Writers get in their own way. They wrestle with ten thousand mostly irrelevant rules concocted by people who take their language skills too seriously. Taken too seriously, any speech can turn into a sleep rather than a trance inducer, a trance too deep to serve most useful purposes. Create a too complex sentence and readers lose their way, awakening from their trance feeling disconnected and disoriented. Simple must emerge from the nattering cacophony of those ten thousand mostly irrelevant rules, often as an act of determined defiance against those whispering presences, much in the way that every adolescent must rebel against their upbringing to become adults. The writing’s never actually the thing. The trance induction serves as the essence of it.
The writer also becomes entranced. Some refer to this experience as flow, a partially conscious state. It seems to take a trance to create a trance, a self-reference impossible to describe. Dedication hardly helps and usually leaves distracting tool marks which editors must clean up later. The trance visits or not, and when it refuses to come, the keyboard might be better left alone until later. A small dedication extending perhaps as much as eleven minutes might be all required to determine if the flow’s visiting that day. Sit before the screen for eleven minutes, writing whatever comes out the end of the fingers. If at the end of this short period, the writer is still conscious of time, this awareness might indicate that the flow’s off visiting the zoo that morning. If after an hour, the writer remembers to check whether eleven minutes have passed, the flow visited and worked her magic.

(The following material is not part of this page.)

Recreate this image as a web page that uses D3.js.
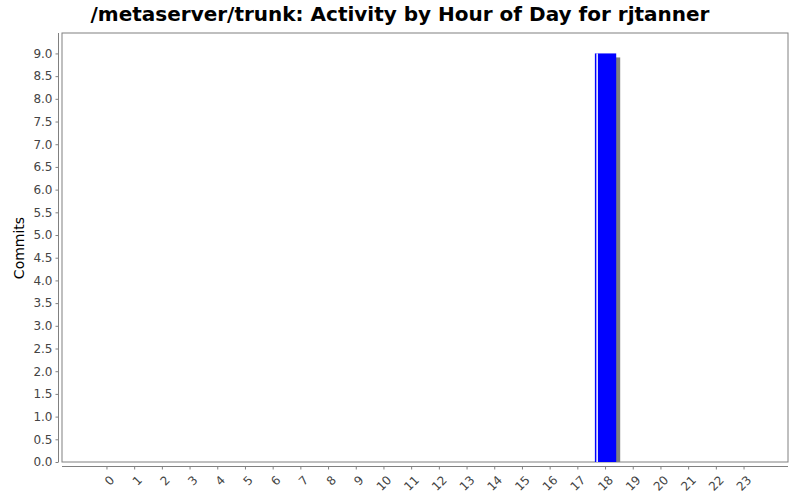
<!DOCTYPE html>
<html><head><meta charset="utf-8">
<script src="https://cdn.jsdelivr.net/npm/d3@7"></script>
<style>body{margin:0;background:#fff}svg{display:block}</style>
</head><body>
<svg id="c" width="800" height="500"></svg>
<script>
const hours = ["0","1","2","3","4","5","6","7","8","9","10","11","12","13","14","15","16","17","18","19","20","21","22","23"];
const commits = [0,0,0,0,0,0,0,0,0,0,0,0,0,0,0,0,0,0,9,0,0,0,0,0];
const yTicks = [0,0.5,1,1.5,2,2.5,3,3.5,4,4.5,5,5.5,6,6.5,7,7.5,8,8.5,9];
const title = "/metaserver/trunk: Activity by Hour of Day for rjtanner";
const yLabel = "Commits";

const svg = d3.select("#c");
const font = "'DejaVu Sans', sans-serif";
const L = 62, R = 788, T = 33, B = 462;

svg.append("text").attr("x", 400).attr("y", 21).attr("text-anchor", "middle")
  .attr("font-family", font).attr("font-weight", "bold").attr("font-size", 20)
  .text(title);

svg.append("rect").attr("x", L).attr("y", T).attr("width", R - L).attr("height", B - T)
  .attr("fill", "#fff").attr("stroke", "#808080").attr("stroke-width", 1);

const y = d3.scaleLinear().domain([0, 9.45]).range([B, T]);
const x = d3.scaleBand().domain(hours).range([L + 34.3, R - 33.3]).paddingInner(0.23).paddingOuter(0);

// y axis
const yAx = svg.append("g").attr("transform", `translate(${58.5},0)`)
  .call(d3.axisLeft(y).tickValues(yTicks).tickFormat(d3.format(".1f")).tickSizeOuter(0).tickSize(3).tickPadding(3));
yAx.select(".domain").attr("stroke", "#808080").attr("d", `M0,${T}V${B}`);
yAx.selectAll(".tick line").attr("stroke", "#808080");
yAx.selectAll("text").attr("font-family", font).attr("font-size", 12).attr("fill", "#444");

// x axis
const xAx = svg.append("g").attr("transform", `translate(0,${466.5})`)
  .call(d3.axisBottom(x).tickSizeOuter(0).tickSize(3));
xAx.select(".domain").attr("stroke", "#808080").attr("d", `M${L},0H${R}`);
xAx.selectAll(".tick line").attr("stroke", "#808080");
xAx.selectAll("text").attr("font-family", font).attr("font-size", 12).attr("fill", "#444")
  .attr("text-anchor", "end").attr("dy", null)
  .attr("transform", "translate(4,10) rotate(-45)");

svg.append("text").attr("transform", `translate(24,${248}) rotate(-90)`)
  .attr("text-anchor", "middle").attr("font-family", font).attr("font-size", 14)
  .text(yLabel);

const data = hours.map((h, i) => ({h, v: commits[i]})).filter(d => d.v > 0);
const g = svg.append("g");
// shadow
g.selectAll(".sh").data(data).join("rect")
  .attr("x", d => x(d.h) + 4).attr("y", d => y(d.v) + 4)
  .attr("width", x.bandwidth()).attr("height", d => B - y(d.v) - 4)
  .attr("fill", "#808080");
g.selectAll(".bar").data(data).join("rect")
  .attr("x", d => x(d.h)).attr("y", d => y(d.v))
  .attr("width", x.bandwidth()).attr("height", d => B - y(d.v))
  .attr("fill", "#0000ff");
// highlight strip
g.selectAll(".hl").data(data).join("rect")
  .attr("x", d => x(d.h) + 1.5).attr("y", d => y(d.v))
  .attr("width", 1.5).attr("height", d => B - y(d.v))
  .attr("fill", "#ffffff");
</script>
</body></html>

Breathless prose only rarely flows out the ends of any writer’s fingers. Fortunately, the writer’s trance refuses to disclose this otherwise discomfiting truth. Once ‘done,’ the writer ‘rereads’ their work for the first time, mostly to check to see whether it induces the necessary trance state in them. However much the writer might have impressed himself when writing, the first reading should somewhat dissuade him from taking too seriously his recent experience of genius, for the reading trance will not prove complete without amendment. Editing might restore a sense of flow to something near it’s originally experienced illusion, but only rarely ever matches it, for reading, however trance-inducing, hardly compares to the quality of a writer’s trance.

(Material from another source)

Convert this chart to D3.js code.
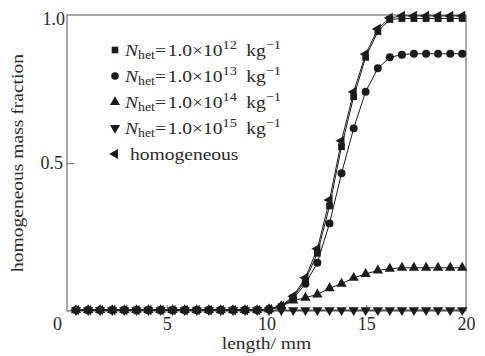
<!DOCTYPE html>
<html>
<head>
<meta charset="utf-8">
<script src="https://cdn.jsdelivr.net/npm/d3@7"></script>
<style>
  html, body { margin: 0; padding: 0; background: #fff; }
  svg { display: block; }
  text { font-family: "Liberation Serif", "Times New Roman", serif; fill: #2a2a2a; }
</style>
</head>
<body>
<svg id="chart" width="485" height="356"></svg>
<script>
// Axial positions along the channel (mm)
const lengthMm = [0.45, 1.06, 1.66, 2.27, 2.87, 3.48, 4.08, 4.69, 5.29, 5.90, 6.50,
  7.11, 7.71, 8.32, 8.92, 9.53, 10.13, 10.74, 11.34, 11.95, 12.55, 13.16, 13.76,
  14.37, 14.97, 15.58, 16.18, 16.79, 17.39, 18.00, 18.60, 19.21, 19.81];

// Homogeneous mass fraction for each heterogeneous nucleus density
const het12 = [0.003, 0.003, 0.003, 0.003, 0.003, 0.003, 0.003, 0.003, 0.003, 0.003, 0.003,
  0.003, 0.003, 0.003, 0.003, 0.003, 0.006, 0.015, 0.046, 0.103, 0.195, 0.355, 0.555,
  0.724, 0.857, 0.944, 0.985, 0.988, 0.988, 0.988, 0.988, 0.988, 0.988];
const het13 = [0.003, 0.003, 0.003, 0.003, 0.003, 0.003, 0.003, 0.003, 0.003, 0.003, 0.003,
  0.003, 0.003, 0.003, 0.003, 0.003, 0.006, 0.014, 0.042, 0.092, 0.163, 0.296, 0.465,
  0.617, 0.741, 0.820, 0.857, 0.866, 0.869, 0.869, 0.869, 0.869, 0.869];
const het14 = [0.003, 0.003, 0.003, 0.003, 0.003, 0.003, 0.003, 0.003, 0.003, 0.003, 0.003,
  0.003, 0.003, 0.003, 0.003, 0.003, 0.006, 0.016, 0.035, 0.045, 0.056, 0.077, 0.092,
  0.112, 0.125, 0.137, 0.143, 0.146, 0.146, 0.146, 0.146, 0.146, 0.146];
const het15 = [0.003, 0.003, 0.003, 0.003, 0.003, 0.003, 0.003, 0.003, 0.003, 0.003, 0.003,
  0.003, 0.003, 0.003, 0.003, 0.003, 0.003, 0.003, 0.003, 0.003, 0.003, 0.003, 0.003,
  0.003, 0.003, 0.003, 0.003, 0.003, 0.003, 0.003, 0.003, 0.003, 0.003];
const homogeneous = [0.003, 0.003, 0.003, 0.003, 0.003, 0.003, 0.003, 0.003, 0.003, 0.003, 0.003,
  0.003, 0.003, 0.003, 0.003, 0.003, 0.006, 0.016, 0.050, 0.112, 0.210, 0.375, 0.575,
  0.740, 0.868, 0.953, 0.990, 0.997, 0.997, 0.997, 0.997, 0.997, 0.997];

// Legend exponents and tick values
const exponents = ["12", "13", "14", "15"];
const xTicks = [0, 5, 10, 15, 20];
const yTicks = [0.5, 1.0];

const series = [
  { values: het12, symbol: d3.symbolSquare, rotate: 0, exp: exponents[0] },
  { values: het13, symbol: d3.symbolCircle, rotate: 0, exp: exponents[1] },
  { values: het14, symbol: d3.symbolTriangle, rotate: 0, exp: exponents[2] },
  { values: het15, symbol: d3.symbolTriangle, rotate: 180, exp: exponents[3] },
  { values: homogeneous, symbol: d3.symbolTriangle, rotate: -90, exp: null }
];

const svg = d3.select("#chart");
const margin = { left: 67, right: 19, top: 15, bottom: 45 };
const W = 485, H = 356;
const x = d3.scaleLinear().domain([0, 20]).range([margin.left, W - margin.right]);
const y = d3.scaleLinear().domain([0, 1]).range([H - margin.bottom, margin.top]);
const ink = "#1c1c1c";
const frameColor = "#7a7a7a";
const stretch = 1.15;

// plot frame
svg.append("rect")
  .attr("x", x(0)).attr("y", y(1))
  .attr("width", x(20) - x(0)).attr("height", y(0) - y(1))
  .attr("fill", "none").attr("stroke", frameColor).attr("stroke-width", 1.3);

// axes with inward ticks
const xAxis = svg.append("g")
  .attr("transform", `translate(0,${y(0)})`)
  .call(d3.axisBottom(x).tickValues(xTicks).tickSizeInner(-6).tickSizeOuter(0)
    .tickPadding(6).tickFormat(d3.format("d")));
xAxis.select(".domain").remove();
xAxis.selectAll(".tick line").attr("stroke", frameColor).attr("stroke-width", 1.2)
  .filter(d => d === 0 || d === 20).remove();
xAxis.selectAll(".tick text").attr("font-size", 18).attr("fill", "#2a2a2a")
  .attr("font-family", "Liberation Serif, Times New Roman, serif")
  .attr("dx", d => d === 0 ? -10 : 0);

const yAxis = svg.append("g")
  .attr("transform", `translate(${x(0)},0)`)
  .call(d3.axisLeft(y).tickValues(yTicks).tickSizeInner(-7).tickSizeOuter(0)
    .tickPadding(4).tickFormat(d3.format(".1f")));
yAxis.select(".domain").remove();
yAxis.selectAll(".tick line").attr("stroke", frameColor).attr("stroke-width", 1.2)
  .filter(d => d === 1).remove();
yAxis.selectAll(".tick text").attr("font-size", 18).attr("fill", "#2a2a2a")
  .attr("font-family", "Liberation Serif, Times New Roman, serif")
  .attr("dy", d => d === 1 ? "0.55em" : "0.32em")
  .attr("dx", d => d === 1 ? 2 : 0);

// axis titles
svg.append("g").attr("transform", `translate(${(x(0) + x(20)) / 2},349) scale(${stretch},1)`)
  .append("text").attr("text-anchor", "middle").attr("font-size", 17).text("length/ mm");
svg.append("g").attr("transform", `translate(23,${(y(0) + y(1)) / 2}) rotate(-90) scale(${stretch},1)`)
  .append("text").attr("text-anchor", "middle").attr("font-size", 17)
  .text("homogeneous mass fraction");

// curves and markers
const line = d3.line().x((d, i) => x(lengthMm[i])).y(d => y(d));
const plot = svg.append("g");
series.forEach(s => {
  plot.append("path").datum(s.values)
    .attr("d", line).attr("fill", "none").attr("stroke", ink).attr("stroke-width", 1);
});
series.forEach(s => {
  const sym = d3.symbol().type(s.symbol).size(s.symbol === d3.symbolCircle ? 50 : 46);
  plot.selectAll(null).data(s.values).join("path")
    .attr("d", sym)
    .attr("transform", (d, i) => `translate(${x(lengthMm[i])},${y(d)}) rotate(${s.rotate})`)
    .attr("fill", ink);
});

// legend
const legend = svg.append("g");
series.forEach((s, i) => {
  const rowY = 50 + i * 26;
  legend.append("path")
    .attr("d", d3.symbol().type(s.symbol).size(s.symbol === d3.symbolCircle ? 46 : 44))
    .attr("transform", `translate(115,${rowY}) rotate(${s.rotate})`)
    .attr("fill", ink);
  const g = legend.append("g").attr("transform", `translate(${s.exp ? 125 : 130},${rowY + 6}) scale(${stretch},1)`);
  const t = g.append("text").attr("font-size", 17);
  if (s.exp) {
    t.append("tspan").attr("font-style", "italic").text("N");
    t.append("tspan").attr("font-size", 12).attr("dy", 3).text("het");
    t.append("tspan").attr("dy", -3).text("=");
    t.append("tspan").attr("dx", 1.5).text("1.0×10");
    t.append("tspan").attr("font-size", 12.5).attr("dy", -7).text(s.exp);
    t.append("tspan").attr("dy", 7).attr("dx", 8).text("kg");
    t.append("tspan").attr("font-size", 12.5).attr("dy", -7).text("−1");
  } else {
    t.text("homogeneous");
  }
});
</script>
</body>
</html>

Writers produce trances by means of trances. We are not conscious of our craft. We become aware of it only after the fact, through repetition, a pattern recognition which hardly represents anything like knowledge, skill, or, indeed, craft. Some writers doubtless feel as though they know what they’re going to say before they lay down the words. I can’t believe that any satisfy that intention, for the trances, the writer’s as well as the reader’s, discover unintended and unexpected content in the very act of exposition. The outline properly disqualifies itself. Writers seem to be dedicated learners, often surprised, discovering that their words disclose content they didn’t know they knew, and might not, even at the point of discovery, retain any understanding of possessing.

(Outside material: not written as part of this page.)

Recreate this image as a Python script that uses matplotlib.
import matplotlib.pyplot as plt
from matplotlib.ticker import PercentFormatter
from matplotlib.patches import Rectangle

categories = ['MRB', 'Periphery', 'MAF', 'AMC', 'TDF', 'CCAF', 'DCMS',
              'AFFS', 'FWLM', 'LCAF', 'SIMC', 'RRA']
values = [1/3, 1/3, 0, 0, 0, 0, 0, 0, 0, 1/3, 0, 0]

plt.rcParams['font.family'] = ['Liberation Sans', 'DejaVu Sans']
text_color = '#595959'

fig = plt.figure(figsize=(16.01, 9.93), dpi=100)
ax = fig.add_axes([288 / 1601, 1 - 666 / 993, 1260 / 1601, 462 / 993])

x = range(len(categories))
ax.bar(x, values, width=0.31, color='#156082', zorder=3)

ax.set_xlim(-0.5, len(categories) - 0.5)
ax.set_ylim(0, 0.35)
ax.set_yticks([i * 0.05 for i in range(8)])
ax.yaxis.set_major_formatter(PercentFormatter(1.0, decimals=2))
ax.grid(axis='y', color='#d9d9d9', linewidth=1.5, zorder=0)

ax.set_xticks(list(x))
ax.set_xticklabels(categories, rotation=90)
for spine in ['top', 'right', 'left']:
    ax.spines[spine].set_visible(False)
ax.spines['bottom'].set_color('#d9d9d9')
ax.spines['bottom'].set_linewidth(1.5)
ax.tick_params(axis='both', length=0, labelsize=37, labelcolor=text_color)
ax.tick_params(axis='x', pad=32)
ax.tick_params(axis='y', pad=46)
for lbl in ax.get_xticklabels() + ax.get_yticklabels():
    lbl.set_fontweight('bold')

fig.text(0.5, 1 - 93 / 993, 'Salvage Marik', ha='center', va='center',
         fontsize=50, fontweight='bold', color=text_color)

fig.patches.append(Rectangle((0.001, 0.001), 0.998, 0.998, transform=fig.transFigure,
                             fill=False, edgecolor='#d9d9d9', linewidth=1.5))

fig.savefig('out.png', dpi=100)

Because writing induces trances, writing can exist in essentially content free-states. Free use of innuendo leaves the reader to fill in the blanks, an act that the thoroughly entranced reader will find remarkably satisfying. Referring to nothings as merely ‘things,’ or posing irrational equivalences (most often accomplished by the illiberal use of the nefarious ‘is’), conscripts the reader into finishing the incomplete exposition. I refer the reader to almost any advertising copy and many business white papers, both of which seem to seek to distract the unavoidably entranced reader into doing the heavy lifting the thoughtful writer really should have already completed. Commerce thrives in the shadows of such distractions. Writers carry onerous responsibilities. We must create trances without abusing our gift.